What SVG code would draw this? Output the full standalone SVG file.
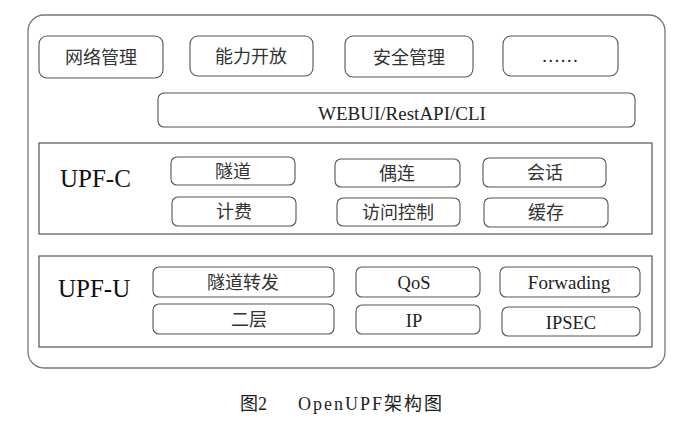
<svg xmlns="http://www.w3.org/2000/svg" width="694" height="423" viewBox="0 0 694 423">
<style>
.frame{fill:#fff;stroke:#777;stroke-width:1.3}
.box{fill:#fff;stroke:#555;stroke-width:1.1}
.layer{fill:#fff;stroke:#555;stroke-width:1.2}
.t{font-family:"Liberation Serif","Noto Sans CJK SC",serif;font-size:18.5px;fill:#222;text-anchor:middle}
.cn{font-family:"Noto Sans CJK SC","Liberation Serif",sans-serif;font-size:18px;fill:#333;text-anchor:middle}
.big{font-family:"Liberation Serif",serif;font-size:25px;fill:#111}
.cap{font-family:"Liberation Serif","Noto Sans CJK SC",serif;font-size:18px;fill:#222}
</style>
<rect width="694" height="423" fill="#fff"/>
<rect class="frame" x="28" y="15" width="637" height="353" rx="16"/>
<g id="n-wlgl"><rect class="box" x="39" y="36" width="124" height="42" rx="8"/><text class="cn" x="101" y="64">网络管理</text></g>
<g id="n-nlkf"><rect class="box" x="190" y="36" width="123" height="40" rx="8"/><text class="cn" x="251" y="63">能力开放</text></g>
<g id="n-aqgl"><rect class="box" x="345" y="36" width="128" height="41" rx="8"/><text class="cn" x="409" y="64">安全管理</text></g>
<g id="n-more"><rect class="box" x="503" y="36" width="115" height="40" rx="8"/><text class="t" x="560" y="62">……</text></g>
<g id="n-webui"><rect class="box" x="158" y="93" width="477" height="34" rx="6"/><text class="t" x="402" y="120" style="font-size:19px">WEBUI/RestAPI/CLI</text></g>
<g id="upf-c">
<rect class="layer" x="39" y="143" width="613" height="91"/>
<text class="big" x="60" y="187">UPF-C</text>
</g>
<g id="n-sd"><rect class="box" x="171" y="157" width="124" height="28" rx="6"/><text class="cn" x="233" y="178">隧道</text></g>
<g id="n-ol"><rect class="box" x="335" y="159" width="125" height="28" rx="6"/><text class="cn" x="397" y="180">偶连</text></g>
<g id="n-hh"><rect class="box" x="483" y="158" width="123" height="29" rx="6"/><text class="cn" x="545" y="179">会话</text></g>
<g id="n-jf"><rect class="box" x="172" y="197" width="124" height="29" rx="6"/><text class="cn" x="234" y="218">计费</text></g>
<g id="n-fwkz"><rect class="box" x="337" y="198" width="123" height="28" rx="6"/><text class="cn" x="398" y="219">访问控制</text></g>
<g id="n-hc"><rect class="box" x="484" y="198" width="124" height="29" rx="6"/><text class="cn" x="546" y="219">缓存</text></g>
<g id="upf-u">
<rect class="layer" x="39" y="256" width="613" height="91"/>
<text class="big" x="58" y="297">UPF-U</text>
</g>
<g id="n-sdzf"><rect class="box" x="153" y="267" width="181" height="30" rx="6"/><text class="cn" x="243" y="289">隧道转发</text></g>
<g id="n-ec"><rect class="box" x="153" y="304" width="181" height="30" rx="6"/><text class="cn" x="249" y="326">二层</text></g>
<g id="n-qos"><rect class="box" x="356" y="267" width="124" height="30" rx="6"/><text class="t" x="414" y="289">QoS</text></g>
<g id="n-ip"><rect class="box" x="356" y="305" width="124" height="29" rx="6"/><text class="t" x="414" y="327">IP</text></g>
<g id="n-fwd"><rect class="box" x="500" y="267" width="140" height="30" rx="6"/><text class="t" x="569" y="289" style="font-size:19px">Forwading</text></g>
<g id="n-ipsec"><rect class="box" x="502" y="307" width="138" height="29" rx="6"/><text class="t" x="571" y="329">IPSEC</text></g>
<g id="connectors"></g>
<text class="cap" x="240" y="410">图2</text>
<text class="cap" x="298" y="410" letter-spacing="2">OpenUPF架构图</text>
</svg>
--
Work required -
Leaving the pictures aside, transcribe the entire listing exactly.

Response below -
What SVG code would draw this? Output the full standalone SVG file.
<svg xmlns="http://www.w3.org/2000/svg" width="694" height="423" viewBox="0 0 694 423">
<style>
.frame{fill:#fff;stroke:#777;stroke-width:1.3}
.box{fill:#fff;stroke:#555;stroke-width:1.1}
.layer{fill:#fff;stroke:#555;stroke-width:1.2}
.t{font-family:"Liberation Serif","Noto Sans CJK SC",serif;font-size:18.5px;fill:#222;text-anchor:middle}
.cn{font-family:"Noto Sans CJK SC","Liberation Serif",sans-serif;font-size:18px;fill:#333;text-anchor:middle}
.big{font-family:"Liberation Serif",serif;font-size:25px;fill:#111}
.cap{font-family:"Liberation Serif","Noto Sans CJK SC",serif;font-size:18px;fill:#222}
</style>
<rect width="694" height="423" fill="#fff"/>
<rect class="frame" x="28" y="15" width="637" height="353" rx="16"/>
<g id="n-wlgl"><rect class="box" x="39" y="36" width="124" height="42" rx="8"/><text class="cn" x="101" y="64">网络管理</text></g>
<g id="n-nlkf"><rect class="box" x="190" y="36" width="123" height="40" rx="8"/><text class="cn" x="251" y="63">能力开放</text></g>
<g id="n-aqgl"><rect class="box" x="345" y="36" width="128" height="41" rx="8"/><text class="cn" x="409" y="64">安全管理</text></g>
<g id="n-more"><rect class="box" x="503" y="36" width="115" height="40" rx="8"/><text class="t" x="560" y="62">……</text></g>
<g id="n-webui"><rect class="box" x="158" y="93" width="477" height="34" rx="6"/><text class="t" x="402" y="120" style="font-size:19px">WEBUI/RestAPI/CLI</text></g>
<g id="upf-c">
<rect class="layer" x="39" y="143" width="613" height="91"/>
<text class="big" x="60" y="187">UPF-C</text>
</g>
<g id="n-sd"><rect class="box" x="171" y="157" width="124" height="28" rx="6"/><text class="cn" x="233" y="178">隧道</text></g>
<g id="n-ol"><rect class="box" x="335" y="159" width="125" height="28" rx="6"/><text class="cn" x="397" y="180">偶连</text></g>
<g id="n-hh"><rect class="box" x="483" y="158" width="123" height="29" rx="6"/><text class="cn" x="545" y="179">会话</text></g>
<g id="n-jf"><rect class="box" x="172" y="197" width="124" height="29" rx="6"/><text class="cn" x="234" y="218">计费</text></g>
<g id="n-fwkz"><rect class="box" x="337" y="198" width="123" height="28" rx="6"/><text class="cn" x="398" y="219">访问控制</text></g>
<g id="n-hc"><rect class="box" x="484" y="198" width="124" height="29" rx="6"/><text class="cn" x="546" y="219">缓存</text></g>
<g id="upf-u">
<rect class="layer" x="39" y="256" width="613" height="91"/>
<text class="big" x="58" y="297">UPF-U</text>
</g>
<g id="n-sdzf"><rect class="box" x="153" y="267" width="181" height="30" rx="6"/><text class="cn" x="243" y="289">隧道转发</text></g>
<g id="n-ec"><rect class="box" x="153" y="304" width="181" height="30" rx="6"/><text class="cn" x="249" y="326">二层</text></g>
<g id="n-qos"><rect class="box" x="356" y="267" width="124" height="30" rx="6"/><text class="t" x="414" y="289">QoS</text></g>
<g id="n-ip"><rect class="box" x="356" y="305" width="124" height="29" rx="6"/><text class="t" x="414" y="327">IP</text></g>
<g id="n-fwd"><rect class="box" x="500" y="267" width="140" height="30" rx="6"/><text class="t" x="569" y="289" style="font-size:19px">Forwading</text></g>
<g id="n-ipsec"><rect class="box" x="502" y="307" width="138" height="29" rx="6"/><text class="t" x="571" y="329">IPSEC</text></g>
<g id="connectors"></g>
<text class="cap" x="240" y="410">图2</text>
<text class="cap" x="298" y="410" letter-spacing="2">OpenUPF架构图</text>
</svg>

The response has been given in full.